-- Start --

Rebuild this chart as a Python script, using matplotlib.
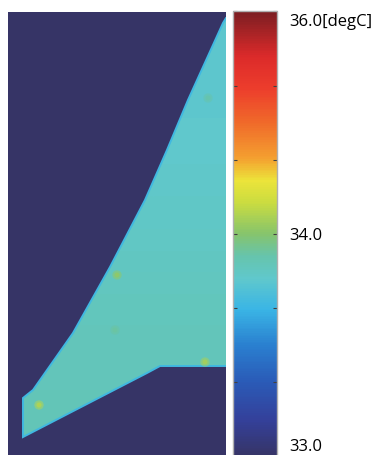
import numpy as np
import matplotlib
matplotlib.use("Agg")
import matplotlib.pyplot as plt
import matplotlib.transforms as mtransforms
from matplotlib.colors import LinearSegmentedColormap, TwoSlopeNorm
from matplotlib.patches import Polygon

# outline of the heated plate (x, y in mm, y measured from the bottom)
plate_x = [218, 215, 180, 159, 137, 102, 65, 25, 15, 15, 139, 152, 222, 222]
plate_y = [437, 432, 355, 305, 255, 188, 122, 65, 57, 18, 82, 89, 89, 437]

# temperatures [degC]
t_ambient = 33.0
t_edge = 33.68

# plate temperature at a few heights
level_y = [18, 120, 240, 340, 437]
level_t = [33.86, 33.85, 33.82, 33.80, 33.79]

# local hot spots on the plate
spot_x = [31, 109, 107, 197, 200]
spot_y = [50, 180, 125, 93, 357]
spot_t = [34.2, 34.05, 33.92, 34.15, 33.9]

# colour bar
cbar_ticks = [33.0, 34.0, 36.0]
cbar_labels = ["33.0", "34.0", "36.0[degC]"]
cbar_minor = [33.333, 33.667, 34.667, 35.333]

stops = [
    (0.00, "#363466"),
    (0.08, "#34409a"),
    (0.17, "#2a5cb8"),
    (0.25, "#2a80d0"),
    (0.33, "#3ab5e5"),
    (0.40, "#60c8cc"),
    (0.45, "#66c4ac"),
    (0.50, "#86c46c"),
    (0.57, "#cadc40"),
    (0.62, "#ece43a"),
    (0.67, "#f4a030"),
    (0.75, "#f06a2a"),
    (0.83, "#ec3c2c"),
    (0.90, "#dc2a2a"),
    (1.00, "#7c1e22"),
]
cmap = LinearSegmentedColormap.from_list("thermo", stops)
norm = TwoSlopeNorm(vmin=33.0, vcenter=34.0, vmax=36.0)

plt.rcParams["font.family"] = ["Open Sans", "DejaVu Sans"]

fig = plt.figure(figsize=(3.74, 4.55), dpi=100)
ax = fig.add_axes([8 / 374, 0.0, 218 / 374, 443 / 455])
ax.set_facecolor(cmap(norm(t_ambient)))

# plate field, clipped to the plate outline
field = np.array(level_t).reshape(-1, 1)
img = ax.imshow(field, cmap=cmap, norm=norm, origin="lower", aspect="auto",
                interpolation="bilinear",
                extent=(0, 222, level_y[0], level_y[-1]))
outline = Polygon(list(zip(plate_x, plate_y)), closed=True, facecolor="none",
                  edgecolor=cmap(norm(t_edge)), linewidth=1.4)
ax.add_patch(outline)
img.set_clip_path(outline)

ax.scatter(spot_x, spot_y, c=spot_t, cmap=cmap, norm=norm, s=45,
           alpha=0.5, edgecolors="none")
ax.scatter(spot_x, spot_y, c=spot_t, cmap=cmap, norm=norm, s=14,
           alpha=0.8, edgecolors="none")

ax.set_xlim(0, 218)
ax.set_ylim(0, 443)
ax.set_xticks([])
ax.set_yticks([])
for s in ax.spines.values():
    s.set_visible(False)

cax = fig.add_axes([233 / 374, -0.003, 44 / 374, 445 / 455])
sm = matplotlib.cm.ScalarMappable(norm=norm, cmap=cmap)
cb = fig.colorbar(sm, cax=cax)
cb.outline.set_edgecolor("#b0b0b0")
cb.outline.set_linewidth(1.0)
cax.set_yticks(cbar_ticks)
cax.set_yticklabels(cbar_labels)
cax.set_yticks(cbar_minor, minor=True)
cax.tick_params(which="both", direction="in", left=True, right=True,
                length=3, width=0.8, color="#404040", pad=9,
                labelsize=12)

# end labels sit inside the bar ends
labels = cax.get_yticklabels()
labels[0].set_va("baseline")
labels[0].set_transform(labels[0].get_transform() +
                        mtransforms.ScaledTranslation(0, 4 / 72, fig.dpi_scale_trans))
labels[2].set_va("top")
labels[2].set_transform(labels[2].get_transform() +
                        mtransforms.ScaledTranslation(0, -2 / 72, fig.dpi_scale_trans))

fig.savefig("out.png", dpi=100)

-- End --

▶ **Problem to solve**: All of the material above should be reproduced exactly, except the pictures.

▶ **Full solution**:
Rebuild this chart as a Python script, using matplotlib.
import numpy as np
import matplotlib
matplotlib.use("Agg")
import matplotlib.pyplot as plt
import matplotlib.transforms as mtransforms
from matplotlib.colors import LinearSegmentedColormap, TwoSlopeNorm
from matplotlib.patches import Polygon

# outline of the heated plate (x, y in mm, y measured from the bottom)
plate_x = [218, 215, 180, 159, 137, 102, 65, 25, 15, 15, 139, 152, 222, 222]
plate_y = [437, 432, 355, 305, 255, 188, 122, 65, 57, 18, 82, 89, 89, 437]

# temperatures [degC]
t_ambient = 33.0
t_edge = 33.68

# plate temperature at a few heights
level_y = [18, 120, 240, 340, 437]
level_t = [33.86, 33.85, 33.82, 33.80, 33.79]

# local hot spots on the plate
spot_x = [31, 109, 107, 197, 200]
spot_y = [50, 180, 125, 93, 357]
spot_t = [34.2, 34.05, 33.92, 34.15, 33.9]

# colour bar
cbar_ticks = [33.0, 34.0, 36.0]
cbar_labels = ["33.0", "34.0", "36.0[degC]"]
cbar_minor = [33.333, 33.667, 34.667, 35.333]

stops = [
    (0.00, "#363466"),
    (0.08, "#34409a"),
    (0.17, "#2a5cb8"),
    (0.25, "#2a80d0"),
    (0.33, "#3ab5e5"),
    (0.40, "#60c8cc"),
    (0.45, "#66c4ac"),
    (0.50, "#86c46c"),
    (0.57, "#cadc40"),
    (0.62, "#ece43a"),
    (0.67, "#f4a030"),
    (0.75, "#f06a2a"),
    (0.83, "#ec3c2c"),
    (0.90, "#dc2a2a"),
    (1.00, "#7c1e22"),
]
cmap = LinearSegmentedColormap.from_list("thermo", stops)
norm = TwoSlopeNorm(vmin=33.0, vcenter=34.0, vmax=36.0)

plt.rcParams["font.family"] = ["Open Sans", "DejaVu Sans"]

fig = plt.figure(figsize=(3.74, 4.55), dpi=100)
ax = fig.add_axes([8 / 374, 0.0, 218 / 374, 443 / 455])
ax.set_facecolor(cmap(norm(t_ambient)))

# plate field, clipped to the plate outline
field = np.array(level_t).reshape(-1, 1)
img = ax.imshow(field, cmap=cmap, norm=norm, origin="lower", aspect="auto",
                interpolation="bilinear",
                extent=(0, 222, level_y[0], level_y[-1]))
outline = Polygon(list(zip(plate_x, plate_y)), closed=True, facecolor="none",
                  edgecolor=cmap(norm(t_edge)), linewidth=1.4)
ax.add_patch(outline)
img.set_clip_path(outline)

ax.scatter(spot_x, spot_y, c=spot_t, cmap=cmap, norm=norm, s=45,
           alpha=0.5, edgecolors="none")
ax.scatter(spot_x, spot_y, c=spot_t, cmap=cmap, norm=norm, s=14,
           alpha=0.8, edgecolors="none")

ax.set_xlim(0, 218)
ax.set_ylim(0, 443)
ax.set_xticks([])
ax.set_yticks([])
for s in ax.spines.values():
    s.set_visible(False)

cax = fig.add_axes([233 / 374, -0.003, 44 / 374, 445 / 455])
sm = matplotlib.cm.ScalarMappable(norm=norm, cmap=cmap)
cb = fig.colorbar(sm, cax=cax)
cb.outline.set_edgecolor("#b0b0b0")
cb.outline.set_linewidth(1.0)
cax.set_yticks(cbar_ticks)
cax.set_yticklabels(cbar_labels)
cax.set_yticks(cbar_minor, minor=True)
cax.tick_params(which="both", direction="in", left=True, right=True,
                length=3, width=0.8, color="#404040", pad=9,
                labelsize=12)

# end labels sit inside the bar ends
labels = cax.get_yticklabels()
labels[0].set_va("baseline")
labels[0].set_transform(labels[0].get_transform() +
                        mtransforms.ScaledTranslation(0, 4 / 72, fig.dpi_scale_trans))
labels[2].set_va("top")
labels[2].set_transform(labels[2].get_transform() +
                        mtransforms.ScaledTranslation(0, -2 / 72, fig.dpi_scale_trans))

fig.savefig("out.png", dpi=100)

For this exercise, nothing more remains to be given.